Unfortunately the Court’s answer to the big question is the opposite of what one would expect: “There is no gap—there are not some kinds of violations of Section 227 that do not result in the harm Congress intended to curb…” Aranda at * 5.
But that doesn’t seem quite right. If your mom calls you without your consent from her smartphone she just violated the TCPA. And of course you were not harmed by that call. So of course there’s a gap. The TCPA prevents uninvited calls but lots of times we may welcome a call from some attractive stranger, or a charming creditor that has our best interests at heart, even if we didn’t expressly request the call in so many words.
But of course the Court could not acknowledge that gap in Aranda. To do so would be to admit that the entire case needed to be de-certified. And then the bad guys would win (allegedly). After all, with respect to the at issue in Aranda there probably isn’t a gap. All of those calls likely melted someone’s brain a little and brain melting is a form of concrete harm for Article III purposes.

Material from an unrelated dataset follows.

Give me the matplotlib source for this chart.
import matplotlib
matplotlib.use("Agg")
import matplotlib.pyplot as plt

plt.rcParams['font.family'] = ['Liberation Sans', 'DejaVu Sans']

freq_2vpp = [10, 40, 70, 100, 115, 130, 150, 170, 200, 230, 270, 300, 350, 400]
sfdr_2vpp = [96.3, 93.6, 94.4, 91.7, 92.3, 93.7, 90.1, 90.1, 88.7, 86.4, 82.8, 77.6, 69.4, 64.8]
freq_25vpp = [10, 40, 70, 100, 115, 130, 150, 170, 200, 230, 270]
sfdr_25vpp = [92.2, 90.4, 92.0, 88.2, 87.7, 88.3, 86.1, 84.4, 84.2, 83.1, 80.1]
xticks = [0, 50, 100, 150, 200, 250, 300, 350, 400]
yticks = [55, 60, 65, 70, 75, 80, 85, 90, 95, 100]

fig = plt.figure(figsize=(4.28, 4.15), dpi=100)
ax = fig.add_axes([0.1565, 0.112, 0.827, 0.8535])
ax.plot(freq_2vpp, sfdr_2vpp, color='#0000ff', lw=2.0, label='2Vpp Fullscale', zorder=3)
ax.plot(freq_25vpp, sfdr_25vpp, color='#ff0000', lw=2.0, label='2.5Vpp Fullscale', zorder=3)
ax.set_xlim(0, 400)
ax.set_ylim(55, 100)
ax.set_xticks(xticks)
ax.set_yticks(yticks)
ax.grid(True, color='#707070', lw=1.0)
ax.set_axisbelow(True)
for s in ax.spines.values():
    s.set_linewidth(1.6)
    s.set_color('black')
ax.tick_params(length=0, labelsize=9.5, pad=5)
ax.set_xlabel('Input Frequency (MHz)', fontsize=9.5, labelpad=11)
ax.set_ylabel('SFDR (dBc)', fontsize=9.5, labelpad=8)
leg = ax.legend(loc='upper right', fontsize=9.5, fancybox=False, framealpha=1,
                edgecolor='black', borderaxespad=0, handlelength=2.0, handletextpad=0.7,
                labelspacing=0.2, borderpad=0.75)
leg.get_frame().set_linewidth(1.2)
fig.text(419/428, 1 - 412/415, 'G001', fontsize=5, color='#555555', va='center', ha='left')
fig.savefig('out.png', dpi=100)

But that’s where the intellectual honesty part comes in. The Court couldn’t simply say these calls cause harm but other calls might not. That’s inconsistent with the proper (and very rigid) analytic framework set forth above. Again, either there is a gap or there isn’t. And there couldn’t be a gap in Aranda. So once the Court made up its mind that “no gap” had to be the answer in that particular case, the remainder of the decision wrote itself. The Court also and necessarily had to find the protections of the TCPA are “substantive, not procedural” and that “unsolicited telephonic contact [necessarily] constitutes an intangible, concrete harm.” Aranda, at *5-6. And so we have a very well-considered decision reaching a very unlikely result—that calling someone without their permission necessarily causes them harm.

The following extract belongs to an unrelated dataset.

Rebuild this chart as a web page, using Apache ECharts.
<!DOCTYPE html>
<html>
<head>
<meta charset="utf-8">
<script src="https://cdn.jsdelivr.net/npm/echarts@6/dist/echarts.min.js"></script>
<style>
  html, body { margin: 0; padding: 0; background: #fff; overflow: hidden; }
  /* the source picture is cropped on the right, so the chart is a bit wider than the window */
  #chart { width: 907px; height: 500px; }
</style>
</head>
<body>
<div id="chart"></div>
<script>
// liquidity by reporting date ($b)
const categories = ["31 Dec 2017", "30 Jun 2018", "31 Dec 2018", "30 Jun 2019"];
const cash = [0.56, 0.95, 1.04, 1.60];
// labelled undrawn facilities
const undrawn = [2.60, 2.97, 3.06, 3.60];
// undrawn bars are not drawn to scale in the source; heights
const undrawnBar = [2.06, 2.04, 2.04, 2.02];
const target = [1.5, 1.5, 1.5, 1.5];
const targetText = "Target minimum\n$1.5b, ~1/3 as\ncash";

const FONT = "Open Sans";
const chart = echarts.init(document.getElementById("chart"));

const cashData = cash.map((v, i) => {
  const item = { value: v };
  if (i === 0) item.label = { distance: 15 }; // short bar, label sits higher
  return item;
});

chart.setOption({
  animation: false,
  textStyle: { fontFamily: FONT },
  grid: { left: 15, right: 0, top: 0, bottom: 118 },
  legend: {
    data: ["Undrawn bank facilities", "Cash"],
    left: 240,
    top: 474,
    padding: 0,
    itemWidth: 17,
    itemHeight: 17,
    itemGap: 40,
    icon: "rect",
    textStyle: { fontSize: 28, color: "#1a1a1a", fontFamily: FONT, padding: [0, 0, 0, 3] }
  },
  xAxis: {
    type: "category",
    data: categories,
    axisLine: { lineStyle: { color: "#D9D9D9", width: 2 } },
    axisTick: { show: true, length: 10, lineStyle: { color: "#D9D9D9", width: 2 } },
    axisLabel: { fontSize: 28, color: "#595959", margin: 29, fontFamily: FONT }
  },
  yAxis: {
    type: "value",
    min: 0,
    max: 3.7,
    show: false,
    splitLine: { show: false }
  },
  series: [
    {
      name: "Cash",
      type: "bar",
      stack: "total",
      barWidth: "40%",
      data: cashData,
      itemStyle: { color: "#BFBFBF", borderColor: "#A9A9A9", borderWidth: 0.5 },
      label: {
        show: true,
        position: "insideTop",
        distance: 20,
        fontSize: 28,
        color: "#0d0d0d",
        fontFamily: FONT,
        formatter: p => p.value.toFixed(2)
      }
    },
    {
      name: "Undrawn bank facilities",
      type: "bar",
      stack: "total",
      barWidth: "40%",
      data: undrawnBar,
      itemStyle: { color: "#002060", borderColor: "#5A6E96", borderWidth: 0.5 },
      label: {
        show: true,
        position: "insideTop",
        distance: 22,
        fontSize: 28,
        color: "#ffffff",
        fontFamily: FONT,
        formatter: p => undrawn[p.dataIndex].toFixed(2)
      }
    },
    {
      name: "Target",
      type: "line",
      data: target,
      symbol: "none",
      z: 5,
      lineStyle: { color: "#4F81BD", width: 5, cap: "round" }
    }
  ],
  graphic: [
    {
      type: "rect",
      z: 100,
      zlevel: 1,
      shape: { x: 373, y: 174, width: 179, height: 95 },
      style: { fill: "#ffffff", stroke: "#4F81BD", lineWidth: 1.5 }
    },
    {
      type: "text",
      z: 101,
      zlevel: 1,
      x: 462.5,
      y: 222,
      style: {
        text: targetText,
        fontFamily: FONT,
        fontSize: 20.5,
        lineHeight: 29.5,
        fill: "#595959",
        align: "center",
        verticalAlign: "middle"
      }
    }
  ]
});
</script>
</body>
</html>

Again common experience suggests otherwise. Calling a person walking down the street is no different than saying “hi” to that person in the moment. And yes, it might momentarily distract him or her from catching Pokemon, but is that really a judiciable harm? And maybe all uninvited telemarketing calls received by a person in the quiet environment of one’s home necessarily cause harm—maybe—but surely not all uninvited calls for any purpose made under all circumstances do. And so we’re back to that pesky gap. And that means TCPA class actions are dead.

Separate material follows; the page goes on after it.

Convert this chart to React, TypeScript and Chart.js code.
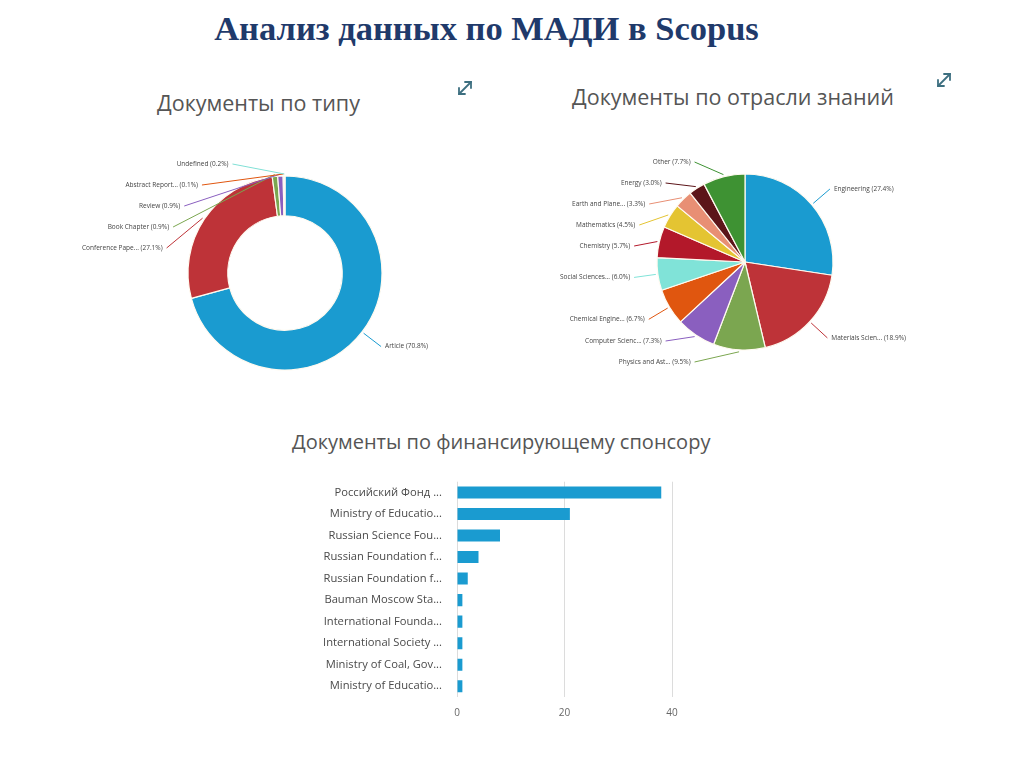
import React, { useEffect, useRef } from "react";
import { Chart, registerables } from "chart.js";

Chart.register(...registerables);

// ---------- data ----------
const typeLabels = ["Article", "Conference Pape...", "Book Chapter", "Review", "Abstract Report...", "Undefined"];
const typeValues = [70.8, 27.1, 0.9, 0.9, 0.1, 0.2];
const typeColors = ["#1a9bd0", "#be3338", "#7ba650", "#8a5fbf", "#e0560f", "#80e0d6"];

const fieldLabels = [
  "Engineering",
  "Materials Scien...",
  "Physics and Ast...",
  "Computer Scienc...",
  "Chemical Engine...",
  "Social Sciences...",
  "Chemistry",
  "Mathematics",
  "Earth and Plane...",
  "Energy",
  "Other",
];
const fieldValues = [27.4, 18.9, 9.5, 7.3, 6.7, 6.0, 5.7, 4.5, 3.3, 3.0, 7.7];
const fieldColors = [
  "#1a9bd0", "#be3338", "#7ba650", "#8a5fbf", "#e0560f", "#80e3d8",
  "#b3182a", "#e4c432", "#e88f74", "#5c1519", "#3e9233",
];

const sponsorLabels = [
  "Российский Фонд ...",
  "Ministry of Educatio...",
  "Russian Science Fou...",
  "Russian Foundation f...",
  "Russian Foundation f...",
  "Bauman Moscow Sta...",
  "International Founda...",
  "International Society ...",
  "Ministry of Coal, Gov...",
  "Ministry of Educatio...",
];
const sponsorValues = [38, 21, 8, 4, 2, 1, 1, 1, 1, 1];
const sponsorTicks = [0, 20, 40];

// ---------- plugin: outside labels with connectors ----------
function outsideLabels(texts: string[], values: number[], colors: string[], dist: number, clampPad: number, gap: number) {
  return {
    id: "outsideLabels",
    afterDatasetsDraw(chart: any) {
      const ctx = chart.ctx;
      const meta = chart.getDatasetMeta(0);
      const items = meta.data.map((arc: any, i: number) => {
        const p = arc.getProps(["x", "y", "startAngle", "endAngle", "outerRadius"], true);
        const mid = (p.startAngle + p.endAngle) / 2;
        const R = p.outerRadius + dist;
        return {
          i, cx: p.x, cy: p.y, r: p.outerRadius, R, mid,
          right: Math.cos(mid) >= 0,
          ly: p.y + Math.sin(mid) * R,
        };
      });
      [true, false].forEach((side) => {
        const list = items.filter((s: any) => s.right === side).sort((a: any, b: any) => a.ly - b.ly);
        if (!list.length) return;
        const top = list[0].cy - list[0].r - clampPad;
        const bottom = list[0].cy + list[0].r + clampPad;
        let prev = -Infinity;
        list.forEach((it: any) => { it.ly = Math.max(it.ly, top, prev + gap); prev = it.ly; });
        let next = Infinity;
        for (let k = list.length - 1; k >= 0; k--) {
          const it = list[k];
          it.ly = Math.min(it.ly, bottom, next - gap);
          next = it.ly;
        }
      });
      ctx.save();
      ctx.font = "6.5px 'Open Sans', sans-serif";
      ctx.textBaseline = "middle";
      items.forEach((it: any) => {
        const dy = it.ly - it.cy;
        const dx = Math.sqrt(Math.max(it.R * it.R - dy * dy, 0));
        const ax = it.right ? it.cx + dx : it.cx - dx;
        const ex = it.cx + Math.cos(it.mid) * (it.r + 2);
        const ey = it.cy + Math.sin(it.mid) * (it.r + 2);
        ctx.strokeStyle = colors[it.i];
        ctx.lineWidth = 1;
        ctx.beginPath();
        ctx.moveTo(ax, it.ly);
        ctx.lineTo(ex, ey);
        ctx.stroke();
        ctx.fillStyle = "#444";
        ctx.textAlign = it.right ? "left" : "right";
        const txt = `${texts[it.i]} (${values[it.i].toFixed(1)}%)`;
        ctx.fillText(txt, it.right ? ax + 4 : ax - 4, it.ly);
      });
      ctx.restore();
    },
  };
}

function PieBlock(props: {
  left: number; top: number; width: number; height: number;
  labels: string[]; values: number[]; colors: string[];
  radius: number; cutout: string; type: "pie" | "doughnut";
}) {
  const ref = useRef<HTMLCanvasElement>(null);
  useEffect(() => {
    const chart = new Chart(ref.current as HTMLCanvasElement, {
      type: props.type,
      data: {
        labels: props.labels,
        datasets: [{
          data: props.values,
          backgroundColor: props.colors,
          borderColor: "#fffaf0",
          borderWidth: 1.2,
          hoverOffset: 0,
        }],
      },
      options: {
        responsive: false,
        animation: false,
        radius: props.radius,
        cutout: props.cutout,
        plugins: { legend: { display: false }, tooltip: { enabled: false } },
      } as any,
      plugins: [outsideLabels(props.labels, props.values, props.colors, 24, 12, 21)],
    });
    return () => chart.destroy();
  }, []);
  return (
    <canvas
      ref={ref}
      width={props.width}
      height={props.height}
      style={{ position: "absolute", left: props.left, top: props.top, width: props.width, height: props.height }}
    />
  );
}

function BarBlock() {
  const ref = useRef<HTMLCanvasElement>(null);
  useEffect(() => {
    const chart = new Chart(ref.current as HTMLCanvasElement, {
      type: "bar",
      data: {
        labels: sponsorLabels,
        datasets: [{
          data: sponsorValues,
          backgroundColor: "#1a9bd0",
          barPercentage: 0.56,
          categoryPercentage: 1,
        }],
      },
      options: {
        indexAxis: "y",
        responsive: false,
        animation: false,
        layout: { padding: { top: 1, right: 28, left: 0, bottom: 0 } },
        plugins: { legend: { display: false }, tooltip: { enabled: false } },
        scales: {
          x: {
            min: 0,
            max: 40,
            afterBuildTicks: (axis: any) => { axis.ticks = sponsorTicks.map((v) => ({ value: v })); },
            afterFit: (axis: any) => { axis.height = 30; },
            grid: { color: "#dcdcdc", drawTicks: false },
            border: { display: false },
            ticks: { padding: 10, color: "#666", font: { family: "'Open Sans', sans-serif", size: 10 } },
          },
          y: {
            afterFit: (axis: any) => { axis.width = 157; },
            grid: { display: false, drawTicks: false },
            border: { display: false },
            ticks: { padding: 15, color: "#4a4a4a", font: { family: "'Open Sans', sans-serif", size: 11.2 } },
          },
        },
      } as any,
    });
    return () => chart.destroy();
  }, []);
  return (
    <canvas
      ref={ref}
      width={400}
      height={267}
      style={{ position: "absolute", left: 300, top: 460, width: 400, height: 267 }}
    />
  );
}

function ExpandIcon(props: { left: number; top: number }) {
  return (
    <svg
      width={20}
      height={20}
      viewBox="0 0 20 20"
      style={{ position: "absolute", left: props.left, top: props.top }}
    >
      <g stroke="#3d6f80" strokeWidth={1.8} fill="none" strokeLinecap="round">
        <line x1={4} y1={16} x2={16} y2={4} />
        <polyline points="10,4 16,4 16,10" />
        <polyline points="4,10 4,16 10,16" />
      </g>
    </svg>
  );
}

const subStyle: React.CSSProperties = {
  position: "absolute",
  fontFamily: "'Open Sans', sans-serif",
  fontSize: 21.5,
  lineHeight: "26px",
  color: "#555",
  whiteSpace: "nowrap",
};

export default function App() {
  return (
    <div style={{ position: "absolute", left: 0, top: 0, width: 1024, height: 767, background: "#fff", overflow: "hidden" }}>
      <div
        style={{
          position: "absolute", left: 0, width: 973, top: 8, textAlign: "center",
          fontFamily: "'Liberation Serif', 'Times New Roman', serif", fontWeight: "bold",
          fontSize: 34.5, lineHeight: "40px", color: "#1f3a6b", whiteSpace: "nowrap",
        }}
      >
        Анализ данных по МАДИ в Scopus
      </div>
      <div style={{ ...subStyle, left: 157, top: 90 }}>Документы по типу</div>
      <div style={{ ...subStyle, left: 572, top: 84 }}>Документы по отрасли знаний</div>
      <div style={{ ...subStyle, fontSize: 20, left: 292, top: 429 }}>Документы по финансирующему спонсору</div>
      <ExpandIcon left={455} top={78} />
      <ExpandIcon left={934} top={70} />
      <PieBlock
        type="doughnut" left={55} top={143} width={460} height={260}
        labels={typeLabels} values={typeValues} colors={typeColors} radius={97} cutout="59%"
      />
      <PieBlock
        type="pie" left={530} top={132} width={430} height={260}
        labels={fieldLabels} values={fieldValues} colors={fieldColors} radius={88} cutout="0%"
      />
      <BarBlock />
    </div>
  );
}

So what is to be made of Aranda for those of us still fighting the good fight? The heart of this decision remains the Court’s finding that “the receipt of unsolicited telemarketing calls…by their very nature invade the privacy and disturb the solitude of their resipience.” Aranda at *5. For those of us that primarily defend informational callers, therefore, we have a pretty stout basis to distinguish Aranda.”That was a telemarketing case” we can say to the Court with an air of nonchalance “Romero provides the proper analysis here.” And most courts would probably agree.
But the real truth is that the Aranda court was facing a RAID-resistant supercockroach and that—in all likelihood—is why the decision came out the way it did. And of course there’s a gap.